**Dataset**
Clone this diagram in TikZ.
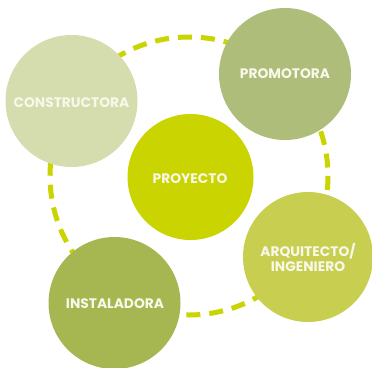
\documentclass[tikz,border=0pt]{standalone}
\usepackage{fontspec}
\setmainfont{Poppins}[UprightFont=* Bold]
\definecolor{cConst}{HTML}{D5DCAE}
\definecolor{cProm}{HTML}{AEBD7A}
\definecolor{cProy}{HTML}{C9D400}
\definecolor{cArq}{HTML}{C8CF50}
\definecolor{cInst}{HTML}{A6B752}
\definecolor{cDash}{HTML}{C9D400}
\definecolor{cText}{HTML}{F8F8EA}
\begin{document}
\begin{tikzpicture}[x=1pt,y=-1pt,
  bubble/.style={circle,inner sep=0pt,text=cText,font=\fontsize{13.8}{15}\selectfont,align=center},
  ring/.style={draw=cDash,line width=5pt,dash pattern=on 14pt off 9pt}]
\useasboundingbox (0,0) rectangle (372,367);
\coordinate (ringc) at (189,176);
\draw[ring] (ringc) circle[radius=139];
\fill[cConst] (71.5,101) circle[radius=66];
\node[bubble] (constructora) at (71.5,103) {CONSTRUCTORA};
\fill[cProm] (285,74) circle[radius=66];
\node[bubble] (promotora) at (285,74) {PROMOTORA};
\fill[cProy] (190.5,177) circle[radius=63];
\node[bubble] (proyecto) at (190,179) {PROYECTO};
\fill[cArq] (308,257) circle[radius=65];
\node[bubble] (arq) at (308,257.5) {ARQUITECTO/\\INGENIERO};
\fill[cInst] (114.5,303) circle[radius=66];
\node[bubble] (inst) at (115,304) {INSTALADORA};
\end{tikzpicture}
\end{document}
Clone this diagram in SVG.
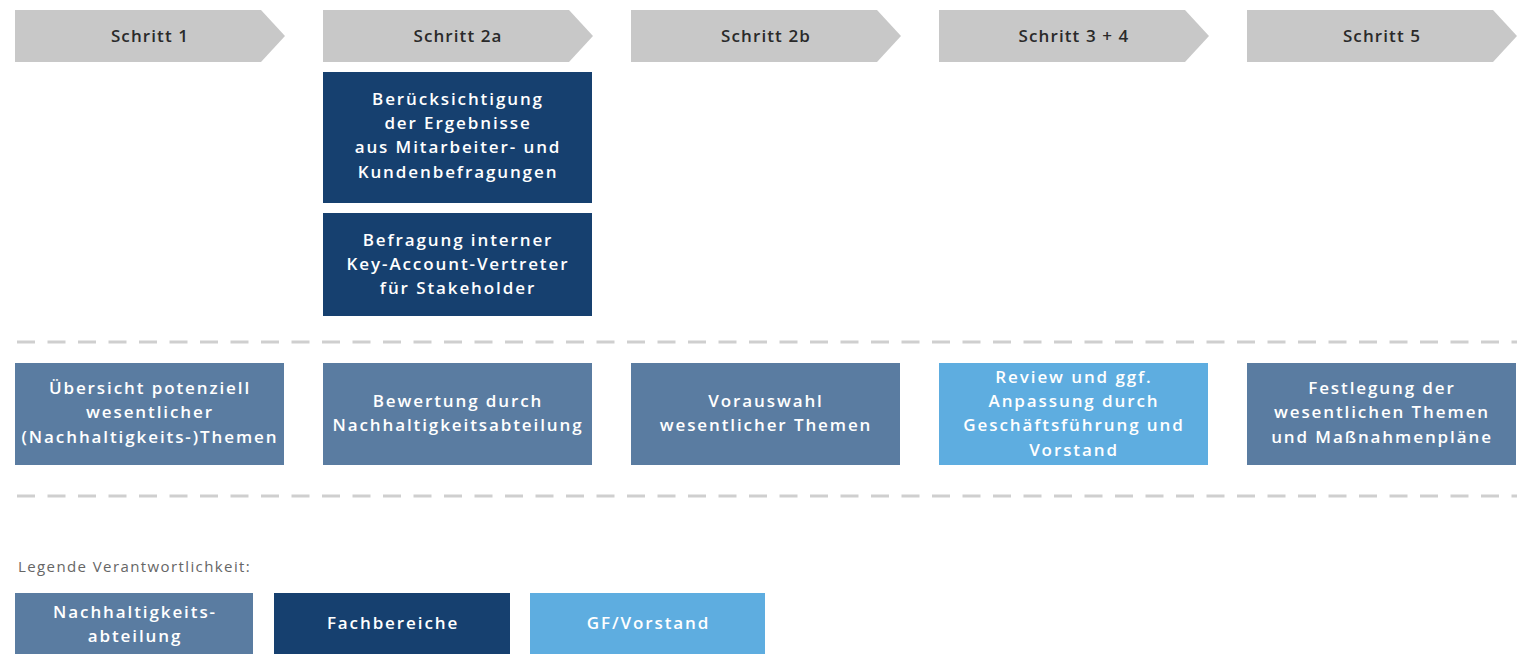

**What is required**
Go through the listing above and write it all out exactly, leaving out any picture.

**Final answer**
Clone this diagram in TikZ.
\documentclass[tikz,border=0pt]{standalone}
\usepackage{fontspec}
\setmainfont{Poppins}[UprightFont=* Bold]
\definecolor{cConst}{HTML}{D5DCAE}
\definecolor{cProm}{HTML}{AEBD7A}
\definecolor{cProy}{HTML}{C9D400}
\definecolor{cArq}{HTML}{C8CF50}
\definecolor{cInst}{HTML}{A6B752}
\definecolor{cDash}{HTML}{C9D400}
\definecolor{cText}{HTML}{F8F8EA}
\begin{document}
\begin{tikzpicture}[x=1pt,y=-1pt,
  bubble/.style={circle,inner sep=0pt,text=cText,font=\fontsize{13.8}{15}\selectfont,align=center},
  ring/.style={draw=cDash,line width=5pt,dash pattern=on 14pt off 9pt}]
\useasboundingbox (0,0) rectangle (372,367);
\coordinate (ringc) at (189,176);
\draw[ring] (ringc) circle[radius=139];
\fill[cConst] (71.5,101) circle[radius=66];
\node[bubble] (constructora) at (71.5,103) {CONSTRUCTORA};
\fill[cProm] (285,74) circle[radius=66];
\node[bubble] (promotora) at (285,74) {PROMOTORA};
\fill[cProy] (190.5,177) circle[radius=63];
\node[bubble] (proyecto) at (190,179) {PROYECTO};
\fill[cArq] (308,257) circle[radius=65];
\node[bubble] (arq) at (308,257.5) {ARQUITECTO/\\INGENIERO};
\fill[cInst] (114.5,303) circle[radius=66];
\node[bubble] (inst) at (115,304) {INSTALADORA};
\end{tikzpicture}
\end{document}
Clone this diagram in SVG.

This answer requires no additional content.